Tom might come up with other tests for the customer rating rule. For example, he might run it against the entire production set of customers to see how many customers matched each rating. That test could suggest to the business representative in Chapter 4 that a report of that type might come in handy.

Testing Systems with Random Events

Many systems have random events to which they respond. For example, the sequence of check-outs and check-ins can vary dramatically. You can test the functionality of the response to each event. You can also test the correct functionality of a particular sequence of events. However, the testing of any random sequence is more difficult to test. In particular, testing an implementation in which timing of the events may expose a defect is a quality attribute issue. The types of tests to uncover defects caused by errors in technical areas such as threading or locking are beyond the scope of this book. See [IBM02] for more information.

The Power of Three

The triad represents one manifestation of the power of three. The number three occurs often in the world. Jerry Weinberg suggests that you should create at least three ways to implement a requirement so that you can make a design between them. You could explore at least three forms of tables to see which one is most suitable for the customer.

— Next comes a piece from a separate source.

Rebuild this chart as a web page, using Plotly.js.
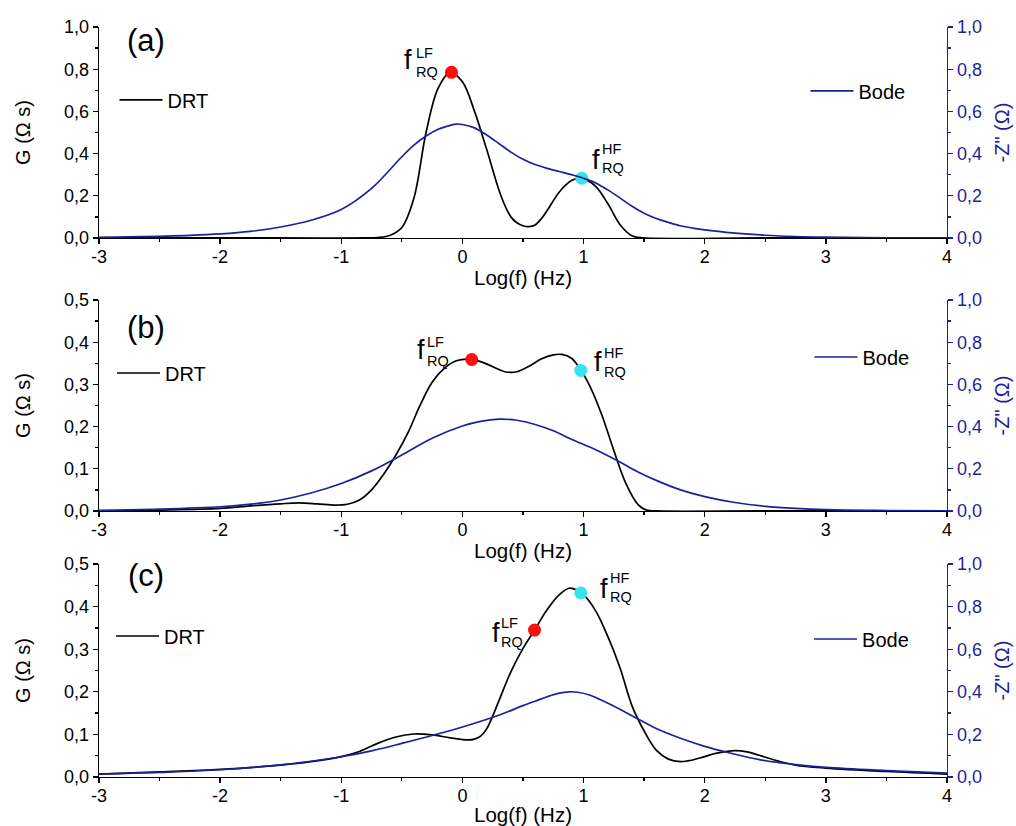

The number three appears in many solutions in the non-software world. For example, there are three ways to save on transport costs if you are shipping a product. You can ship the product in larger batches; you can send it by a slower method; or you can build it closer to your customers. With at least three alternatives, you have an opportunity to compare, contrast, and pick the best or merge the three options into a better one.

Summary

• Requirements and tests form a context for other requirements and tests.

• Separation of issues and decoupling requirement makes for easier testing.